* _GOAL OF THE EXERCISE_:
Copy each line of the material below that includes the string "this".

* Begin RECORDS TO PROCESS *

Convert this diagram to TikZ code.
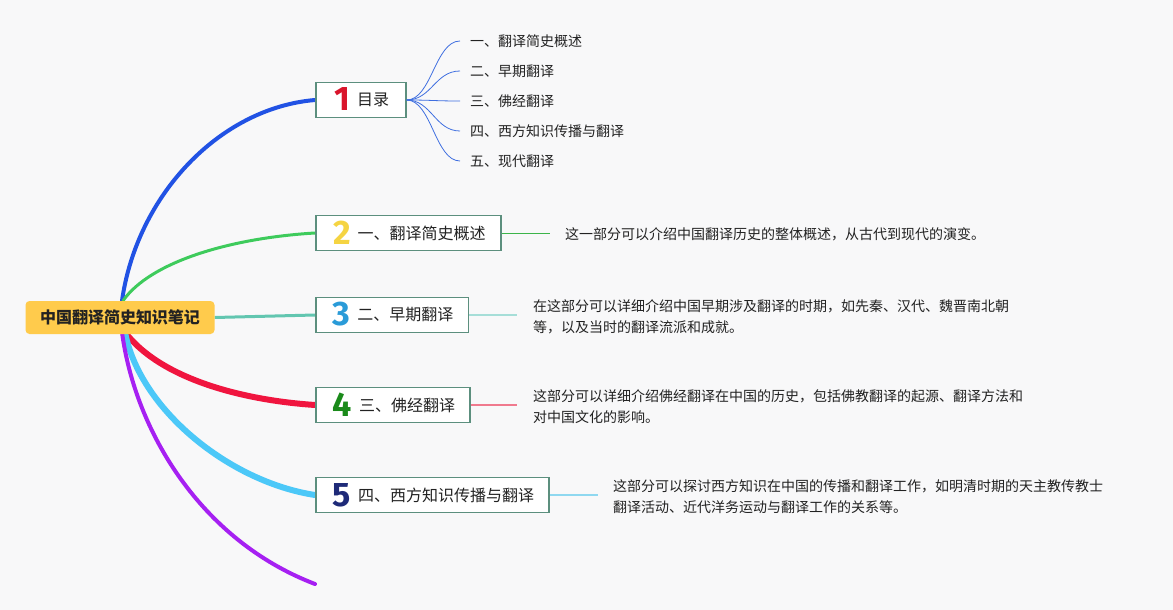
\documentclass[tikz,border=0pt]{standalone}
\usepackage{fontspec}
\setmainfont{Noto Sans CJK SC}
\newfontfamily\numfont{Fira Sans}
\usetikzlibrary{calc}
\pgfdeclarelayer{bg}
\pgfsetlayers{bg,main}
\definecolor{bgc}{HTML}{F8F8F9}
\definecolor{rootc}{HTML}{FFCB4C}
\definecolor{boxb}{HTML}{5C8F7E}
\definecolor{txt}{HTML}{222222}
\definecolor{cblue}{HTML}{2152E4}
\definecolor{cgreen}{HTML}{3ECB5C}
\definecolor{cteal}{HTML}{62C6B0}
\definecolor{cred}{HTML}{F0153F}
\definecolor{ccyan}{HTML}{4CC8F8}
\definecolor{cpurple}{HTML}{A620F2}
\definecolor{csub}{HTML}{3F6FE0}
\definecolor{dgreen}{HTML}{3CB54A}
\definecolor{dteal}{HTML}{A6DED8}
\definecolor{dred}{HTML}{F07A8E}
\definecolor{dcyan}{HTML}{8FD8F0}
\definecolor{n1}{HTML}{D9142B}
\definecolor{n2}{HTML}{F5D442}
\definecolor{n3}{HTML}{2A9BD8}
\definecolor{n4}{HTML}{1A8A1A}
\definecolor{n5}{HTML}{1E2A78}
\newcommand\topicnum[2]{\hspace*{17pt}\smash{\raisebox{-5pt}{\textcolor{#1}{\numfont\fontsize{34}{34}\selectfont\bfseries #2}}}\hspace{7pt}}
\tikzset{
  rootbox/.style={fill=rootc, rounded corners=4pt, minimum width=189pt, minimum height=33pt, inner sep=0pt, text=txt, font=\fontsize{16}{16}\selectfont\bfseries},
  topicbox/.style={draw=boxb, line width=1.6pt, fill=white, anchor=west, minimum height=35pt, inner sep=0pt, text=txt, font=\fontsize{16}{16}\selectfont},
  subtxt/.style={anchor=west, inner sep=0pt, text=txt, font=\fontsize{14}{14}\selectfont},
  desctxt/.style={anchor=west, inner sep=0pt, align=left, text=txt, font=\fontsize{14}{21}\selectfont},
  branch/.style={line cap=round},
  subline/.style={csub, line width=0.8pt},
}
\begin{document}
\begin{tikzpicture}[x=1pt,y=-1pt]
\begin{pgfonlayer}{bg}
\fill[bgc] (0,0) rectangle (1173,610);
\end{pgfonlayer}
\useasboundingbox (0,0) rectangle (1173,610);

% root
\node[rootbox] (root) at (120,317.5) {中国翻译简史知识笔记};

% topic boxes
\node[topicbox, minimum width=90pt] (t1) at (315,100) {\topicnum{n1}{1}目录\hspace*{15pt}};
\node[topicbox, minimum width=185pt] (t2) at (315,233) {\topicnum{n2}{2}一、翻译简史概述\hspace*{15pt}};
\node[topicbox, minimum width=152pt] (t3) at (315,315) {\topicnum{n3}{3}二、早期翻译\hspace*{15pt}};
\node[topicbox, minimum width=152pt] (t4) at (315,405) {\topicnum{n4}{4}三、佛经翻译\hspace*{15pt}};
\node[topicbox, minimum width=233pt] (t5) at (315,495) {\topicnum{n5}{5}四、西方知识传播与翻译\hspace*{15pt}};
\coordinate (pend) at (315,584);

% branches
\begin{pgfonlayer}{bg}
\draw[branch, cblue, line width=4pt] ($(root.north)+(2,0)$) .. controls (137,195) and (220,108) .. (t1.west);
\draw[branch, cgreen, line width=3pt] ($(root.north)+(3,0)$) .. controls (150,262) and (230,238) .. (t2.west);
\draw[cteal, line width=3pt] (root.east) -- (t3.west);
\draw[branch, cred, line width=6pt] ($(root.south)+(5,-2)$) .. controls (160,378) and (240,400) .. (t4.west);
\draw[branch, ccyan, line width=6pt] ($(root.south)+(5,-2)$) .. controls (140,410) and (230,482) .. (t5.west);
\draw[branch, cpurple, line width=4pt] ($(root.south)+(2,-2)$) .. controls (135,430) and (200,540) .. (pend);
\end{pgfonlayer}

% subtopics
\node[subtxt] (s1) at (470,41) {一、翻译简史概述};
\node[subtxt] (s2) at (470,71) {二、早期翻译};
\node[subtxt] (s3) at (470,101) {三、佛经翻译};
\node[subtxt] (s4) at (470,131) {四、西方知识传播与翻译};
\node[subtxt] (s5) at (470,161) {五、现代翻译};
\foreach \s in {s1,s2,s3,s4,s5}{
  \draw[subline] (t1.east) .. controls ($(t1.east)+(25,0)$) and ($(\s.west)+(-35,0)$) .. ($(\s.west)+(-10,0)$);
}

% descriptions
\coordinate (d2) at (550,233);
\coordinate (d3) at (517,315);
\coordinate (d4) at (517,405);
\coordinate (d5) at (598,495);
\draw[dgreen, line width=0.8pt] (t2.east) -- (d2);
\draw[dteal, line width=1.2pt] (t3.east) -- (d3);
\draw[dred, line width=1.2pt] (t4.east) -- (d4);
\draw[dcyan, line width=1.2pt] (t5.east) -- (d5);
\node[desctxt] (e2) at (565,234) {这一部分可以介绍中国翻译历史的整体概述，从古代到现代的演变。};
\node[desctxt] (e3) at (533,316.5) {在这部分可以详细介绍中国早期涉及翻译的时期，如先秦、汉代、魏晋南北朝\\等，以及当时的翻译流派和成就。};
\node[desctxt] (e4) at (533,406.5) {这部分可以详细介绍佛经翻译在中国的历史，包括佛教翻译的起源、翻译方法和\\对中国文化的影响。};
\node[desctxt] (e5) at (613,496.5) {这部分可以探讨西方知识在中国的传播和翻译工作，如明清时期的天主教传教士\\翻译活动、近代洋务运动与翻译工作的关系等。};
\end{tikzpicture}
\end{document}
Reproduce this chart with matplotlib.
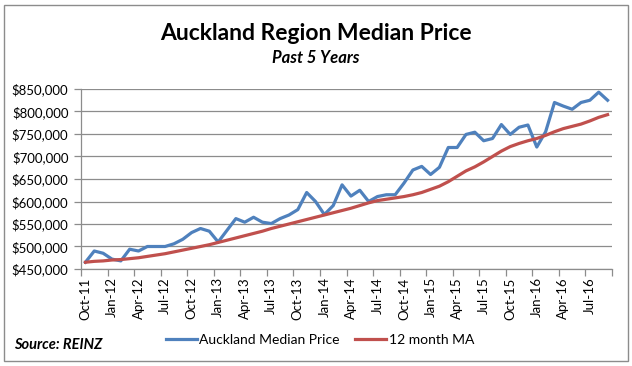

* End RECORDS TO PROCESS *

* _SOLVED EXERCISE_:
Convert this diagram to TikZ code.
Reproduce this chart with matplotlib.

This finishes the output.